-- BEGIN Given data --

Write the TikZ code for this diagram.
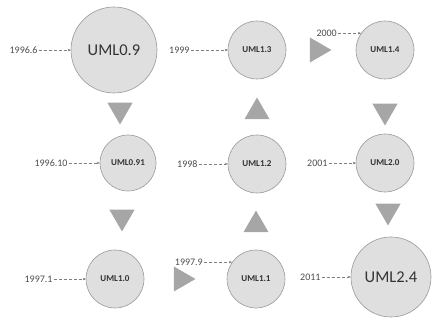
\documentclass[tikz,border=0pt]{standalone}
\usepackage{fontspec}
\setmainfont{Carlito}
\usepackage{tikz}
\usetikzlibrary{shapes.geometric, arrows.meta, positioning}

\begin{document}
\begin{tikzpicture}[
  x=1pt, y=1pt,
  >={Stealth[length=3pt, width=2.5pt]},
  every node/.style={font=\small},
  ver/.style={circle, draw=gray!80, fill=gray!25, line width=0.6pt, inner sep=0pt, minimum size=58pt, text=black!80, font=\fontsize{9}{10}\selectfont\bfseries},
  bigver/.style={ver, minimum size=86pt, font=\fontsize{16.5}{18}\selectfont},
  year/.style={inner sep=1pt, text=black!70, font=\fontsize{10}{12}\selectfont},
  tri/.style={regular polygon, regular polygon sides=3, fill=gray!70, draw=none, inner sep=0pt, minimum size=29pt},
  link/.style={->, densely dashed, gray, line width=0.4pt}
]
\useasboundingbox (0,0) rectangle (432,321);

% versions
\node[bigver] (uml09) at (114,271) {UML0.9};
\node[ver, minimum size=56pt] (uml091) at (128,158) {UML0.91};
\node[ver] (uml10) at (115,42) {UML1.0};
\node[ver] (uml11) at (256,42) {UML1.1};
\node[ver] (uml12) at (257,157) {UML1.2};
\node[ver] (uml13) at (257,271) {UML1.3};
\node[ver] (uml14) at (385,271) {UML1.4};
\node[ver] (uml20) at (385,158) {UML2.0};
\node[bigver, minimum size=80pt] (uml24) at (391,44) {UML2.4};

% triangles
\node[tri, shape border rotate=180] (t1) at (120,211) {};
\node[tri, shape border rotate=180] (t2) at (122,104) {};
\node[tri, shape border rotate=-90] (t3) at (181,42) {};
\node[tri] (t4) at (256,96) {};
\node[tri] (t5) at (257,209) {};
\node[tri, shape border rotate=-90] (t6) at (317,271) {};
\node[tri, shape border rotate=180] (t7) at (385,210) {};
\node[tri, shape border rotate=180] (t8) at (388,110) {};

% years
\node[year, left=32pt of uml09.west] (y09) {1996.6};
\node[year, left=31pt of uml091.west] (y091) {1996.10};
\node[year, left=32pt of uml10.west] (y10) {1997.1};
\node[year, left=28pt of uml11.145] (y11) {1997.9};
\node[year, left=29pt of uml12.west] (y12) {1998};
\node[year, left=37pt of uml13.west] (y13) {1999};
\node[year, left=23pt of uml14.145] (y14) {2000};
\node[year, left=27pt of uml20.west] (y20) {2001};
\node[year, left=29pt of uml24.west] (y24) {2011};

\draw[link] (y09) -- (uml09);
\draw[link] (y091) -- (uml091);
\draw[link] (y10) -- (uml10);
\draw[link] (y11) -- (uml11.145);
\draw[link] (y12) -- (uml12);
\draw[link] (y13) -- (uml13);
\draw[link] (y14) -- (uml14.145);
\draw[link] (y20) -- (uml20);
\draw[link] (y24) -- (uml24);

\end{tikzpicture}
\end{document}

-- END Given data --

__What you need to do__. Without the pictures, output the full listing exactly as it stands.

__Correct result__.
Write the TikZ code for this diagram.
\documentclass[tikz,border=0pt]{standalone}
\usepackage{fontspec}
\setmainfont{Carlito}
\usepackage{tikz}
\usetikzlibrary{shapes.geometric, arrows.meta, positioning}

\begin{document}
\begin{tikzpicture}[
  x=1pt, y=1pt,
  >={Stealth[length=3pt, width=2.5pt]},
  every node/.style={font=\small},
  ver/.style={circle, draw=gray!80, fill=gray!25, line width=0.6pt, inner sep=0pt, minimum size=58pt, text=black!80, font=\fontsize{9}{10}\selectfont\bfseries},
  bigver/.style={ver, minimum size=86pt, font=\fontsize{16.5}{18}\selectfont},
  year/.style={inner sep=1pt, text=black!70, font=\fontsize{10}{12}\selectfont},
  tri/.style={regular polygon, regular polygon sides=3, fill=gray!70, draw=none, inner sep=0pt, minimum size=29pt},
  link/.style={->, densely dashed, gray, line width=0.4pt}
]
\useasboundingbox (0,0) rectangle (432,321);

% versions
\node[bigver] (uml09) at (114,271) {UML0.9};
\node[ver, minimum size=56pt] (uml091) at (128,158) {UML0.91};
\node[ver] (uml10) at (115,42) {UML1.0};
\node[ver] (uml11) at (256,42) {UML1.1};
\node[ver] (uml12) at (257,157) {UML1.2};
\node[ver] (uml13) at (257,271) {UML1.3};
\node[ver] (uml14) at (385,271) {UML1.4};
\node[ver] (uml20) at (385,158) {UML2.0};
\node[bigver, minimum size=80pt] (uml24) at (391,44) {UML2.4};

% triangles
\node[tri, shape border rotate=180] (t1) at (120,211) {};
\node[tri, shape border rotate=180] (t2) at (122,104) {};
\node[tri, shape border rotate=-90] (t3) at (181,42) {};
\node[tri] (t4) at (256,96) {};
\node[tri] (t5) at (257,209) {};
\node[tri, shape border rotate=-90] (t6) at (317,271) {};
\node[tri, shape border rotate=180] (t7) at (385,210) {};
\node[tri, shape border rotate=180] (t8) at (388,110) {};

% years
\node[year, left=32pt of uml09.west] (y09) {1996.6};
\node[year, left=31pt of uml091.west] (y091) {1996.10};
\node[year, left=32pt of uml10.west] (y10) {1997.1};
\node[year, left=28pt of uml11.145] (y11) {1997.9};
\node[year, left=29pt of uml12.west] (y12) {1998};
\node[year, left=37pt of uml13.west] (y13) {1999};
\node[year, left=23pt of uml14.145] (y14) {2000};
\node[year, left=27pt of uml20.west] (y20) {2001};
\node[year, left=29pt of uml24.west] (y24) {2011};

\draw[link] (y09) -- (uml09);
\draw[link] (y091) -- (uml091);
\draw[link] (y10) -- (uml10);
\draw[link] (y11) -- (uml11.145);
\draw[link] (y12) -- (uml12);
\draw[link] (y13) -- (uml13);
\draw[link] (y14) -- (uml14.145);
\draw[link] (y20) -- (uml20);
\draw[link] (y24) -- (uml24);

\end{tikzpicture}
\end{document}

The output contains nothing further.